═══ Dataset excerpt ═══

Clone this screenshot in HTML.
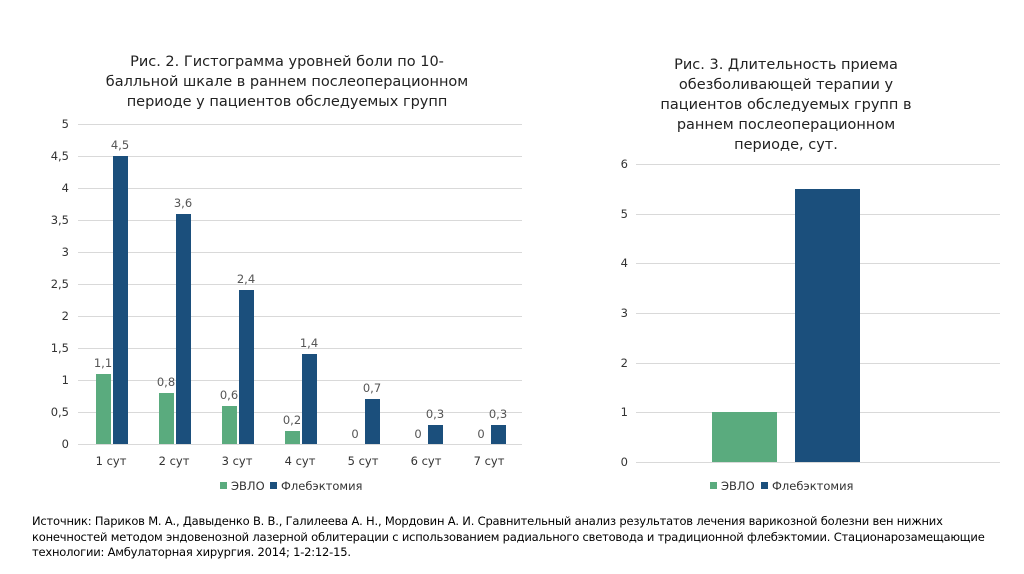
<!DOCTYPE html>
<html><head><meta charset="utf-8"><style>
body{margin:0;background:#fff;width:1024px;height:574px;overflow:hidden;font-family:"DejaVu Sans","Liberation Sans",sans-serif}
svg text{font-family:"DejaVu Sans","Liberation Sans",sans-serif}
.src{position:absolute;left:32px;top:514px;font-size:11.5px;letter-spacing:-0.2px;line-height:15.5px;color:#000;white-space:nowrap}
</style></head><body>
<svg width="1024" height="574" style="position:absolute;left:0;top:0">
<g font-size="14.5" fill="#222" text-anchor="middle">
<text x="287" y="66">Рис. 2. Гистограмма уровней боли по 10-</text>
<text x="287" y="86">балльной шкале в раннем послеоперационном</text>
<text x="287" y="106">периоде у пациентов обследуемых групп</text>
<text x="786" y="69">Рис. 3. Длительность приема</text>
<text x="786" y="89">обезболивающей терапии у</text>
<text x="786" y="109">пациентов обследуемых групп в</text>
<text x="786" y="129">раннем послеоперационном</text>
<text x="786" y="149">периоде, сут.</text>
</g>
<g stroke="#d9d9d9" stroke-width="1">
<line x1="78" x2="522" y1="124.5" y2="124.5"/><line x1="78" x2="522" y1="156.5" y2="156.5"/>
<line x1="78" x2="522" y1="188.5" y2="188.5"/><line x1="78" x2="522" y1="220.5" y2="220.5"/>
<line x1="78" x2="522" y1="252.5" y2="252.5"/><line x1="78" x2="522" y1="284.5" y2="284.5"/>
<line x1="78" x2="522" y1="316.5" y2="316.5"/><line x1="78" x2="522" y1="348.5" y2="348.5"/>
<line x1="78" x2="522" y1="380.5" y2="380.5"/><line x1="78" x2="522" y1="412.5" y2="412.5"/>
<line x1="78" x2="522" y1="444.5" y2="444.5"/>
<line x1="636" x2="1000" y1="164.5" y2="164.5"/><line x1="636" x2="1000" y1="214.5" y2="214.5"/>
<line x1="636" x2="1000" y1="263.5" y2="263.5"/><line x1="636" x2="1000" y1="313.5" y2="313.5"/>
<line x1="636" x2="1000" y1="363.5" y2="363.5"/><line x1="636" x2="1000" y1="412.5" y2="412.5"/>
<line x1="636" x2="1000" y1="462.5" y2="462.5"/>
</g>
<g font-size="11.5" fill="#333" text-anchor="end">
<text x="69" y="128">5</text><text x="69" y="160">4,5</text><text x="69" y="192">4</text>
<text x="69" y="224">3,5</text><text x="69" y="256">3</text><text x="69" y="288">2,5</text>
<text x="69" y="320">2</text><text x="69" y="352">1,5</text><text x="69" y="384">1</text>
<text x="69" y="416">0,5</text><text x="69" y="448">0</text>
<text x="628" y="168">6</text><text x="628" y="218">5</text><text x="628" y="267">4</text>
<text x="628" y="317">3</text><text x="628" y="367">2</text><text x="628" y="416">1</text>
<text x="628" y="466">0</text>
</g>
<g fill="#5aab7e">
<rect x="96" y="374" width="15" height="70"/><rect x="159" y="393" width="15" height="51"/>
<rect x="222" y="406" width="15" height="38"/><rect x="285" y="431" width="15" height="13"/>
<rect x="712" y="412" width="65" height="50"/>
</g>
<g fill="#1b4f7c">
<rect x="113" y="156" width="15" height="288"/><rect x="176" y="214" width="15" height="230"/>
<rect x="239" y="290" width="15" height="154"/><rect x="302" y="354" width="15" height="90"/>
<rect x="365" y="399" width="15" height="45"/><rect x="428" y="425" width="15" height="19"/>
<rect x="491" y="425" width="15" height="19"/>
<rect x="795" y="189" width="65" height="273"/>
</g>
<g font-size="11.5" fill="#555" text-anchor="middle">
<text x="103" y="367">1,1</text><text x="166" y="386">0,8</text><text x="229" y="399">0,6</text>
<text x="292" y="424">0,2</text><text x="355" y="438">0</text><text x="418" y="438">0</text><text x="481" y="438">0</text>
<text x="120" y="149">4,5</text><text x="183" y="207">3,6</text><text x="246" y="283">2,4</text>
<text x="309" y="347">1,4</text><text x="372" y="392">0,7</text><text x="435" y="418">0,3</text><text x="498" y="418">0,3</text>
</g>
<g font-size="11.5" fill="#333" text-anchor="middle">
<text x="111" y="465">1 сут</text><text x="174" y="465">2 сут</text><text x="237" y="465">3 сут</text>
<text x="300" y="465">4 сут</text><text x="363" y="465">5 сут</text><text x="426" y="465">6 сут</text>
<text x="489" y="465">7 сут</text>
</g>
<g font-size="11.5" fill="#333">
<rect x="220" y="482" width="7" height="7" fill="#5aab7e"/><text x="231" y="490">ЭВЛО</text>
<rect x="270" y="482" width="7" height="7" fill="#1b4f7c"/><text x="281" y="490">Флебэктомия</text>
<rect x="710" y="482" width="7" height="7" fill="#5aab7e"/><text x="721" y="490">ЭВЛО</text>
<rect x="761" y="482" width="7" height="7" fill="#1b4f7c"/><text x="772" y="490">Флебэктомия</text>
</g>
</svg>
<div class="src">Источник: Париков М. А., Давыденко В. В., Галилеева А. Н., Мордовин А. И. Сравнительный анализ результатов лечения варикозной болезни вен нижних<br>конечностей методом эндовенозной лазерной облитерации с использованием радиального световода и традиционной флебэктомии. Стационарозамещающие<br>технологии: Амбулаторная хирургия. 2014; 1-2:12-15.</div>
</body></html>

═══

Copy out all the data without changing anything, and drop the pictures.

Clone this screenshot in HTML.
<!DOCTYPE html>
<html><head><meta charset="utf-8"><style>
body{margin:0;background:#fff;width:1024px;height:574px;overflow:hidden;font-family:"DejaVu Sans","Liberation Sans",sans-serif}
svg text{font-family:"DejaVu Sans","Liberation Sans",sans-serif}
.src{position:absolute;left:32px;top:514px;font-size:11.5px;letter-spacing:-0.2px;line-height:15.5px;color:#000;white-space:nowrap}
</style></head><body>
<svg width="1024" height="574" style="position:absolute;left:0;top:0">
<g font-size="14.5" fill="#222" text-anchor="middle">
<text x="287" y="66">Рис. 2. Гистограмма уровней боли по 10-</text>
<text x="287" y="86">балльной шкале в раннем послеоперационном</text>
<text x="287" y="106">периоде у пациентов обследуемых групп</text>
<text x="786" y="69">Рис. 3. Длительность приема</text>
<text x="786" y="89">обезболивающей терапии у</text>
<text x="786" y="109">пациентов обследуемых групп в</text>
<text x="786" y="129">раннем послеоперационном</text>
<text x="786" y="149">периоде, сут.</text>
</g>
<g stroke="#d9d9d9" stroke-width="1">
<line x1="78" x2="522" y1="124.5" y2="124.5"/><line x1="78" x2="522" y1="156.5" y2="156.5"/>
<line x1="78" x2="522" y1="188.5" y2="188.5"/><line x1="78" x2="522" y1="220.5" y2="220.5"/>
<line x1="78" x2="522" y1="252.5" y2="252.5"/><line x1="78" x2="522" y1="284.5" y2="284.5"/>
<line x1="78" x2="522" y1="316.5" y2="316.5"/><line x1="78" x2="522" y1="348.5" y2="348.5"/>
<line x1="78" x2="522" y1="380.5" y2="380.5"/><line x1="78" x2="522" y1="412.5" y2="412.5"/>
<line x1="78" x2="522" y1="444.5" y2="444.5"/>
<line x1="636" x2="1000" y1="164.5" y2="164.5"/><line x1="636" x2="1000" y1="214.5" y2="214.5"/>
<line x1="636" x2="1000" y1="263.5" y2="263.5"/><line x1="636" x2="1000" y1="313.5" y2="313.5"/>
<line x1="636" x2="1000" y1="363.5" y2="363.5"/><line x1="636" x2="1000" y1="412.5" y2="412.5"/>
<line x1="636" x2="1000" y1="462.5" y2="462.5"/>
</g>
<g font-size="11.5" fill="#333" text-anchor="end">
<text x="69" y="128">5</text><text x="69" y="160">4,5</text><text x="69" y="192">4</text>
<text x="69" y="224">3,5</text><text x="69" y="256">3</text><text x="69" y="288">2,5</text>
<text x="69" y="320">2</text><text x="69" y="352">1,5</text><text x="69" y="384">1</text>
<text x="69" y="416">0,5</text><text x="69" y="448">0</text>
<text x="628" y="168">6</text><text x="628" y="218">5</text><text x="628" y="267">4</text>
<text x="628" y="317">3</text><text x="628" y="367">2</text><text x="628" y="416">1</text>
<text x="628" y="466">0</text>
</g>
<g fill="#5aab7e">
<rect x="96" y="374" width="15" height="70"/><rect x="159" y="393" width="15" height="51"/>
<rect x="222" y="406" width="15" height="38"/><rect x="285" y="431" width="15" height="13"/>
<rect x="712" y="412" width="65" height="50"/>
</g>
<g fill="#1b4f7c">
<rect x="113" y="156" width="15" height="288"/><rect x="176" y="214" width="15" height="230"/>
<rect x="239" y="290" width="15" height="154"/><rect x="302" y="354" width="15" height="90"/>
<rect x="365" y="399" width="15" height="45"/><rect x="428" y="425" width="15" height="19"/>
<rect x="491" y="425" width="15" height="19"/>
<rect x="795" y="189" width="65" height="273"/>
</g>
<g font-size="11.5" fill="#555" text-anchor="middle">
<text x="103" y="367">1,1</text><text x="166" y="386">0,8</text><text x="229" y="399">0,6</text>
<text x="292" y="424">0,2</text><text x="355" y="438">0</text><text x="418" y="438">0</text><text x="481" y="438">0</text>
<text x="120" y="149">4,5</text><text x="183" y="207">3,6</text><text x="246" y="283">2,4</text>
<text x="309" y="347">1,4</text><text x="372" y="392">0,7</text><text x="435" y="418">0,3</text><text x="498" y="418">0,3</text>
</g>
<g font-size="11.5" fill="#333" text-anchor="middle">
<text x="111" y="465">1 сут</text><text x="174" y="465">2 сут</text><text x="237" y="465">3 сут</text>
<text x="300" y="465">4 сут</text><text x="363" y="465">5 сут</text><text x="426" y="465">6 сут</text>
<text x="489" y="465">7 сут</text>
</g>
<g font-size="11.5" fill="#333">
<rect x="220" y="482" width="7" height="7" fill="#5aab7e"/><text x="231" y="490">ЭВЛО</text>
<rect x="270" y="482" width="7" height="7" fill="#1b4f7c"/><text x="281" y="490">Флебэктомия</text>
<rect x="710" y="482" width="7" height="7" fill="#5aab7e"/><text x="721" y="490">ЭВЛО</text>
<rect x="761" y="482" width="7" height="7" fill="#1b4f7c"/><text x="772" y="490">Флебэктомия</text>
</g>
</svg>
<div class="src">Источник: Париков М. А., Давыденко В. В., Галилеева А. Н., Мордовин А. И. Сравнительный анализ результатов лечения варикозной болезни вен нижних<br>конечностей методом эндовенозной лазерной облитерации с использованием радиального световода и традиционной флебэктомии. Стационарозамещающие<br>технологии: Амбулаторная хирургия. 2014; 1-2:12-15.</div>
</body></html>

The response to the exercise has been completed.